New Net Monitoring Technology Detects Computer Hackers

March 6, 1998

By Jon Bashor and Monica Friedlander

Thanks to Vern Paxson of the Network Research Group, Big Brother is watching at Berkeley Lab. Not to worry, however: Only computer hackers monkeying with Internet security have anything to fear from "Bro" -- the new system developed by Paxson to monitor traffic into the Lab and unveil security breaches.

For its development, Paxson was recognized with the best paper award at the recent Usenix Security Symposium in San Antonio, Texas. Entitled "Bro: A System for Detecting Network Intruders in Real-Time," Paxson's paper describes the stand-alone system he developed, which has already been credited with detecting 85 cases of security breaches at the Lab. The award further validates the importance of Paxson's contribution to the cutting-edge field of network security.

"This recognition of Vern's outstanding work by others in the computer security field again demonstrates the valuable contributions of the Network Research Group," said Stu Loken, director of the Information and Computing Sciences Division. "Working behind the scenes in a field that truly benefits all users of the Internet, this group has helped make scientific networking the successful tool that it is today."

Because of the sensitive nature of Internet security and the desire of security system providers to protect their products, Paxson said there is little public information available on this subject. Flaws in security systems, he said, are an especially sensitive subject. As Paxson designed the Lab's security monitor, he sought out flaws and attempted to correct them. "If you know the flaws, you can evade the system," he said. "It takes an extra level of deviousness to look for these flaws, and I enjoy trying to be devious."

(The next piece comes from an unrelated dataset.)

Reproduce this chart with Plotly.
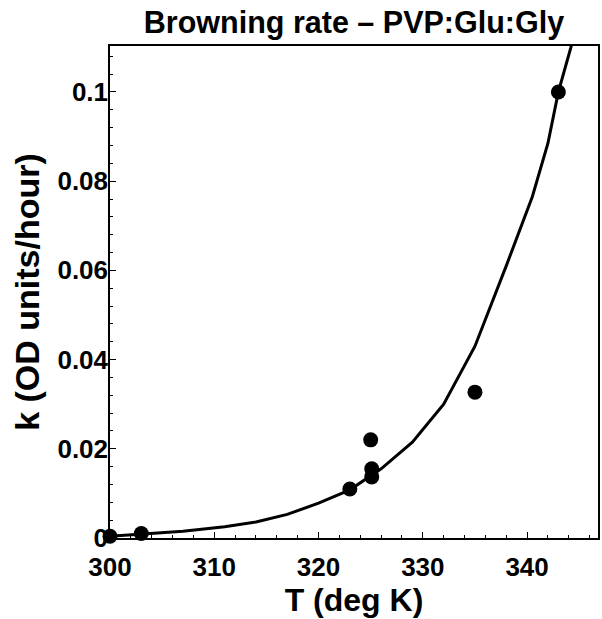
import plotly.graph_objects as go

# Measured browning rate constants
T_obs = [300, 303, 323, 325, 325.1, 325.1, 335, 343]
k_obs = [0.0004, 0.001, 0.011, 0.022, 0.0155, 0.0137, 0.0327, 0.1]

# Fitted Arrhenius curve, sampled points
T_fit = [300, 303, 307, 311, 314, 317, 320, 323, 326, 329, 332, 335, 338,
         340.5, 342, 343, 344.2, 345]
k_fit = [0.0004, 0.0008, 0.0015, 0.0025, 0.0036, 0.0053, 0.0078, 0.0108,
         0.0155, 0.0215, 0.0300, 0.0430, 0.0610, 0.0765, 0.0885, 0.1000,
         0.1100, 0.1180]

x_ticks = [300, 310, 320, 330, 340]
y_ticks = [0, 0.02, 0.04, 0.06, 0.08, 0.1]
y_ticktext = ["0", "0.02", "0.04", "0.06", "0.08", "0.1"]

FONT = "Liberation Sans, Arial, sans-serif"

fig = go.Figure()
fig.add_trace(go.Scatter(
    x=T_fit, y=k_fit, mode="lines",
    line=dict(color="black", width=3),
    showlegend=False, hoverinfo="skip",
))
fig.add_trace(go.Scatter(
    x=T_obs, y=k_obs, mode="markers",
    marker=dict(color="black", size=15),
    cliponaxis=False, showlegend=False,
))

axis_common = dict(
    showgrid=False, zeroline=False,
    showline=True, linecolor="black", linewidth=1.5, mirror=True,
    ticks="inside", ticklen=6, tickwidth=1.2, tickcolor="black",
    tickfont=dict(family=FONT, size=26, color="black", weight="bold"),
)

fig.update_layout(
    width=602, height=619,
    margin=dict(l=110, r=2, t=46, b=81),
    paper_bgcolor="white", plot_bgcolor="white",
    title=dict(
        text="Browning rate – PVP:Glu:Gly",
        font=dict(family=FONT, size=30.5, color="black", weight="bold"),
        x=0.5, xref="paper", xanchor="center",
        y=1 - 22 / 619, yref="container", yanchor="middle",
    ),
    xaxis=dict(
        range=[300, 346.8],
        tickvals=x_ticks,
        ticklabelstandoff=5,
        minor=dict(dtick=2, ticks="inside", ticklen=3, tickcolor="black"),
        title=dict(text="T (deg K)", standoff=0,
                   font=dict(family=FONT, size=32, color="black", weight="bold")),
        **axis_common,
    ),
    yaxis=dict(
        range=[0, 0.1103],
        tickvals=y_ticks, ticktext=y_ticktext,
        ticklabelstandoff=-5,
        minor=dict(dtick=0.004, ticks="inside", ticklen=3, tickcolor="black"),
        title=dict(text="k (OD units/hour)", standoff=8,
                   font=dict(family=FONT, size=34, color="black", weight="bold")),
        **axis_common,
    ),
)

fig.write_html("out.html")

Bro is a layered system that seeks out certain types of network traffic. The first layer is a general packet filter, which decides which data packets should be examined. The second layer is an "event engine," which takes the first level packets and pieces them together into "events," such as the beginning or end of a connection, or -- for some applications, such as FTP -- high-level events, such as identifying user names. Above that is the policy layer, which interprets scripts, written in a specialized language, that define how to respond to different events. Should the policy layer detect information amounting to an attempted security breach, the system notifies computer security people in real time. It also archives summaries of the network traffic into and out of the Lab in a permanent record.

The system has been monitoring network traffic at the Lab continuously since April 1996. Some of the formal security incidents Bro detected during this time have resulted in law enforcement action. When security breaches are discovered, the Lab alerts the Department of Energy's Computer Incident Advisory Center at Lawrence Livermore Lab and the Computer Emergency Response Team at Carnegie Mellon University, which in turn follow up with appropriate action.